An options trading program marketed as a “Yield Enhancement” strategy to brokerage customers of UBS, reportedly including risk averse investors with substantial bond portfolios, has suffered a hard landing in November and December as the so-called “Iron Condor” index options spread-based scheme has reportedly delivered losses in excess of 20% of the capital committed.
UBS’s Yield Enhancement Strategy (“YES”) reportedly has over $5 billion under management and over 1,200 investors. Investors in YES must agree to commit capital to the program, a so-called “mandate,” which may take the form of securities or cash. The committed capital provides collateral for options spread trading in each investor’s account. Although marketed to bond investors, the bonds held by each investor have nothing to do with the YES strategy other than serving as collateral for the options trades. Some investors pledge other securities or cash as collateral for the YES program.
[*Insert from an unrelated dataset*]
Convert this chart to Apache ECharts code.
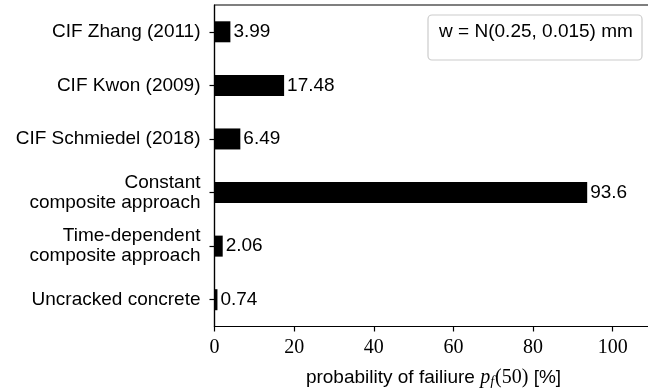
<!DOCTYPE html>
<html>
<head>
<meta charset="utf-8">
<script src="https://cdn.jsdelivr.net/npm/echarts@6/dist/echarts.min.js"></script>
<style>html,body{margin:0;padding:0;background:#fff;}#c{width:648px;height:388px;}</style>
</head>
<body>
<div id="c"></div>
<script>
const categories = ['CIF Zhang (2011)', 'CIF Kwon (2009)', 'CIF Schmiedel (2018)', 'Constant\ncomposite approach', 'Time-dependent\ncomposite approach', 'Uncracked concrete'];
const values = [3.99, 17.48, 6.49, 93.6, 2.06, 0.74];
const xTicks = [0, 20, 40, 60, 80, 100];
const legendText = 'w = N(0.25, 0.015) mm';

const SANS = '"Liberation Sans", Arial, sans-serif';
const SERIF = '"Liberation Serif", "DejaVu Serif", serif';

const chart = echarts.init(document.getElementById('c'), null, {renderer: 'canvas'});
chart.setOption({
  animation: false,
  backgroundColor: '#fff',
  grid: {left: 214.5, top: 5, width: 438, height: 321.5, show: true, borderColor: '#000', borderWidth: 1.2,
         backgroundColor: 'transparent', containLabel: false, outerBoundsMode: 'none'},
  xAxis: {
    type: 'value', min: 0, max: 110, interval: 20,
    axisLine: {show: true, lineStyle: {color: '#000', width: 1.2}},
    axisTick: {show: true, length: 5, lineStyle: {color: '#000', width: 1.2}},
    splitLine: {show: false},
    axisLabel: {
      color: '#000', fontFamily: SERIF, fontSize: 20, margin: 11,
      formatter: v => xTicks.includes(v) ? String(v) : ''
    },
    name: '{a|probability of failiure }{m|p}{s|f}{n|(50)}{a| [%]}',
    nameLocation: 'middle', nameGap: 39,
    nameTextStyle: {
      rich: {
        a: {fontFamily: SANS, fontSize: 19, color: '#000'},
        m: {fontFamily: SERIF, fontStyle: 'italic', fontSize: 20, color: '#000'},
        s: {fontFamily: SERIF, fontStyle: 'italic', fontSize: 14, color: '#000', padding: [10, 1, 0, 0]},
        n: {fontFamily: SERIF, fontSize: 20, color: '#000'}
      }
    }
  },
  yAxis: {
    type: 'category', data: categories, inverse: true,
    axisLine: {show: true, lineStyle: {color: '#000', width: 1.2}},
    axisTick: {show: true, alignWithLabel: true, length: 5, lineStyle: {color: '#000', width: 1.2}},
    axisLabel: {color: '#000', fontFamily: SANS, fontSize: 19, lineHeight: 20, margin: 14, align: 'right'},
    splitLine: {show: false}
  },
  series: [{
    type: 'bar', data: values, barWidth: 21,
    itemStyle: {color: '#000'},
    label: {show: true, position: 'right', distance: 3, color: '#000', fontFamily: SANS, fontSize: 19}
  }],
  graphic: [
    {type: 'rect', shape: {x: 428, y: 15, width: 214, height: 45, r: 4}, style: {fill: '#fff', stroke: '#cccccc', lineWidth: 1.2}, z: 10},
    {type: 'text', x: 536, y: 32, style: {text: legendText, fontFamily: SANS, fontSize: 19, fill: '#000', align: 'center', verticalAlign: 'middle'}, z: 11}
  ]
});
</script>
</body>
</html>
The YES strategy entails generating option premium income through the strategic sale and purchase of SPX (S&P 500) index option spreads. This strategy, which is also sometimes referred to as an “Iron Condor” spread, involves writing two vertical options spreads – a bear call spread and a bull put spread. Thus, this strategy entails four different options contracts, each with the same expiration date and differing exercise prices. The “Iron Condor” strategy involves writing both a short put and a short call against the SPX, with these naked, or uncovered, options are designed to generate income for the investor via the receipt of premium. Further, the “Iron Condor” strategy involves writing both a long put and long call against the SPX, with these trades, or options legs, designed to mitigate the risk associated with the uncovered options positions.
While the YES strategy may deliver solid returns in a market that neither rises nor falls substantially over relatively short time frames, the strategy’s inherent substantial risks become apparent in times of heightened stock market volatility. For example, earlier this year in February 2018, when markets turned volatile, a volatility index known as VIX spiked to extreme levels in excess of 20. During that same time frame, YES incurred its first substantial losses of 2018. Unfortunately, the February 2018 losses appear to represent only the beginning. YES investors have reportedly suffered losses in excess of 20% of their committed capital during November and December 2018 as markets once again turned volatile. Many investors found to their chagrin that their options positions incurred steep losses- far beyond what they had thought was possible- over very short periods of time.
Ultimately, options strategies like the iron condor amount to bets in favor of the time decay embedded in options (which have fixed expiration dates) versus volatility. On the one hand, an investor can pocket options premium income in those instances where the option — which has a finite lifespan and fixed expiration and is therefore properly viewed as a decaying asset — goes to zero and expires worthless. However, on the other hand, periods of pronounced market volatility can quickly lead to scenarios where the option premium is dwarfed by losses due to market volatility.
UBS reportedly marketed the “Yield Enhancement” strategy to high net worth investors as presenting limited risk while providing single-digit annual enhancement of returns on bond portfolios. This marketing angle may have appealed to risk-averse investors due to the lower bond yields available during the recent multi-year period of low interest rates.